Осенью того же года я воспользовался приглашением Павла Дмитриевича и посетил его мастерскую — отдельный флигель на Малой Пироговской улице, построенный при участии М.Горького. Там он и жил вдвоем с Прасковьей Тихоновной, очень энергичной, расторопной женщиной с хозяйской хваткой. Выглядел Павел Дмитриевич гораздо лучше, чем при нашем знакомстве в Пицунде, было видно, что дело идет на поправку. Одет он был по-домашнему — в светлосерый свитер и тапочки. Движения его были легкими и не осторожными, как тогда в Пицунде. Да и не было на лице той усталости, на которую я обратил внимание при первой встрече. Ясные голубые глаза светились ярче внутренним удивительной доброты тихим светом. Павел Дмитриевич сразу повел меня в большой зал — мастерскую, где полукругом были расставлены портреты священнослужителей мужчин и женщин размером в натуральный рост: епископ, протоиерей, схимница, монахини, старый священик, иеромонах, миряне Чураковы отец и сын.

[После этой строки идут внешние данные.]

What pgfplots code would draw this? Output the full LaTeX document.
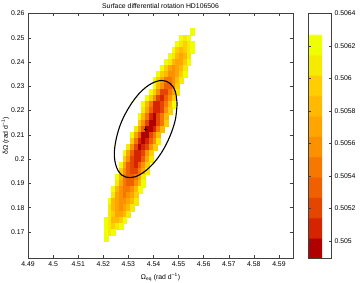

Первое впечатление — передо мной живые люди, собравшиеся вместе по какому-то чрезвычайному случаю. Казалось, что между ними только что происходил очень важный разговор, и они замолчали вдруг с моим появлением. Я был потрясен и растерян. Ничего подобного я не встречал ни до ни после ни в одном музее и никогда не испытывал такого до жути странного чувства. Это, когда «мурашки по коже». Передо мной были люди как бы из другого мира, разные по судьбам, характерам, в которых на первый план проступала жизнь духа, очень разная, ни в одном лице не повторяющаяся, выраженная совершенно не постижимым сочетанием удивительно локальных, неброских красок, силой мазка, крепкого до жесткости, плотного, где, казалось, господствовали всего два цвета: темно-синий, и снежно-белый с холодной голубинкой. Они врезались в память, как видения, исходящие из каких-то иных миров. Больная женщина в белом платке с тонкими чертами лица, сохранившими былую красоту, с тихим блеском чистых глаз, таящих глубокую сложную мысль. На бледном угасающем лице без единой кровинки покой, и смирение, и вера, и внезапная, мимолетная тень сомнения. Есть в ней что-то прозрачное, лишенное плоти, уже не земное, какая-то необъяснимая отгорженная от земного бытия, жизнь духа.